The Bullets were reluctant to use Bol at first, but when center Jeff Ruland was sidelined by injuries in 1986, Bol got the job. He quickly became a factor on defense, just missing the record for most blocked shots in the history of the NBA—he had 397 for the season—and was runner-up for defensive player of the year. Almost overnight Bol found himself a star in his new country. He was recruited for product endorsement of fried chicken and athletic gear and was credited with increasing attendance at Bullets away games in every American city. In the Boston Globe Charles Kenney observed that Bol was “portrayed by the media as a man who grabbed hold of a jungle vine, let out a Tarzan whoop, and swung out of primitive times, forsaking loincloth, spear, and grass hut in favor of the jet age, America, and basketball.”
Those who know Bol best—other players and NBA coaches—offer a more realistic picture. Bol is from a culture that in fact champions many so-called “American” values: courage, pride in one’s heritage, and the accumulation of wealth. With his custom-built car and suburban townhouse, Bol has assimilated quickly and is still somewhat reluctant to speak about the political troubles in his homeland. On the basketball court he has never quite equalled the statistics of his starting season. Although he has gained in strength and poise over the years, he is still working at a disadvantage; Bol began playing basketball late and has never developed instinctive reactions to the game’s flow. He is also hampered by three clawed fingers on his right hand, a birth defect. Nevertheless, the athlete’s fantastic height and grim determination have made him a potent force in the NBA—first for the Bullets, then the Golden State Warriors, and most recently the Philadelphia 76ers.

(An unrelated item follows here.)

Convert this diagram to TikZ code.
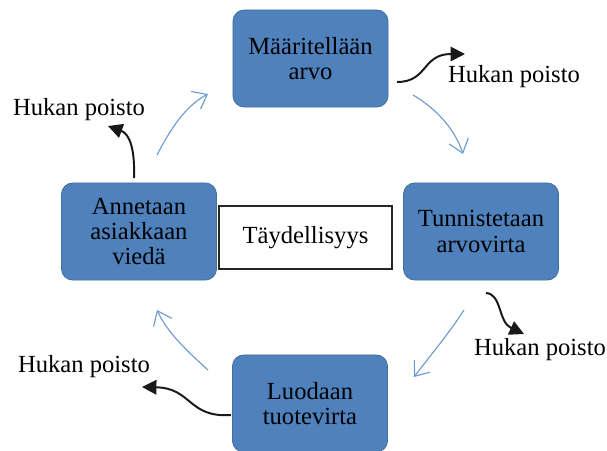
\documentclass[tikz,border=0pt]{standalone}
\usepackage{fontspec}
\setmainfont{Liberation Serif}
\newfontfamily\timesfont{Liberation Serif}
\usetikzlibrary{arrows.meta}
\definecolor{boxblue}{HTML}{4F81BD}
\definecolor{boxedge}{HTML}{41719C}
\definecolor{flowblue}{HTML}{6C9BD2}

\begin{document}
\begin{tikzpicture}[
  x=0.025cm, y=-0.025cm,
  font=\timesfont\fontsize{17.5}{18}\selectfont,
  stage/.style={rounded corners=8pt, draw=boxedge, line width=0.6pt, fill=boxblue,
                align=center, minimum width=3.875cm, minimum height=2.425cm, inner sep=2pt},
  core/.style={draw=black!85, line width=0.9pt, fill=white, align=center,
               minimum width=4.325cm, minimum height=1.575cm},
  waste/.style={anchor=base, inner sep=0pt},
  cycle/.style={-{Straight Barb[length=3.2mm,width=5mm]}, line width=0.8pt, draw=flowblue},
  drop/.style={-{Triangle[length=3.6mm,width=3.6mm]}, line width=1.4pt, draw=black!90},
]
\useasboundingbox (0,0) rectangle (607,450);

% ---- the four stages ----
\node[stage] (arvo)   at (310.5,58.5)  {Määritellään\\arvo};
\node[stage] (virta)  at (481,231.5)   {Tunnistetaan\\arvovirta};
\node[stage] (tuote)  at (310,403.5)   {Luodaan\\tuotevirta};
\node[stage] (asiakas) at (139,231.5)  {Annetaan\\asiakkaan\\viedä};

% ---- centre ----
\node[core] (taydel) at (305.5,237.5) {Täydellisyys};

% ---- waste labels ----
\node[waste] (h1) at (514,82)  {Hukan poisto};
\node[waste] (h2) at (540,355) {Hukan poisto};
\node[waste] (h3) at (84,372)  {Hukan poisto};
\node[waste] (h4) at (79,115)  {Hukan poisto};

% ---- free ends of the connectors ----
\coordinate (c1s) at (157,155); \coordinate (c1e) at (208,94);
\coordinate (c2s) at (413,95);  \coordinate (c2e) at (463,154);
\coordinate (c3s) at (464,310); \coordinate (c3e) at (414,377);
\coordinate (c4s) at (208,370); \coordinate (c4e) at (157,310);

\coordinate (d1s) at (397,82);  \coordinate (d1e) at (465,54);
\coordinate (d2s) at (486,293); \coordinate (d2e) at (524,334);
\coordinate (d3s) at (231,415); \coordinate (d3e) at (142,387);
\coordinate (d4s) at (134,178); \coordinate (d4e) at (108,126);

% ---- cycle arrows (light blue) ----
\draw[cycle] (c1s) .. controls (170,130) and (185,106) .. (c1e);
\draw[cycle] (c2s) .. controls (432,106) and (454,126) .. (c2e);
\draw[cycle] (c3s) .. controls (450,332) and (430,356) .. (c3e);
\draw[cycle] (c4s) .. controls (186,350) and (167,332) .. (c4e);

% ---- waste removal arrows (black) ----
\draw[drop] (d1s) .. controls (428,82) and (422,54) .. (d1e);
\draw[drop] (d2s) .. controls (502,294) and (498,322) .. (d2e);
\draw[drop] (d3s) .. controls (188,418) and (192,388) .. (d3e);
\draw[drop] (d4s) .. controls (135,150) and (130,134) .. (d4e);
\end{tikzpicture}
\end{document}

Conditions in the Sudan have become desperate since Bol left in 1983. Rebels from the country’s south—including many Dinkas—have taken arms against the repressive tactics of the Arab-run government. Many of Bol’s family members have lost crops and cattle in government raids; he supports some forty relatives who live in cramped quarters in Khartoum. Bol himself cannot travel to the Sudan because he fears the government there might harm him. ’There are rumors I was helping the rebels,” Bol told the Philadelphia Inquirer. “They think I am sending food to the rebels. If I have anything to send, I send it to the hungry people, to help those people live.”
Bol has indeed become more outspoken on the plight of his Sudanese countrymen. A sizeable portion of his $1.3 million annual salary goes to family in Khartoum, Red Cross relief efforts, and to the Sudan Relief and Rehabilitation Association in Silver Spring, Maryland. Still, he says, all he can send is not nearly enough. “I love to help,” he said, “but… food is very expensive. Sometimes, even if you have money for food you cannot buy it…. My people just sit there. There are no jobs.” Bol hopes that by speaking about the Sudan he can educate the American people—and the American government— about the needs of his homeland’s black citizens.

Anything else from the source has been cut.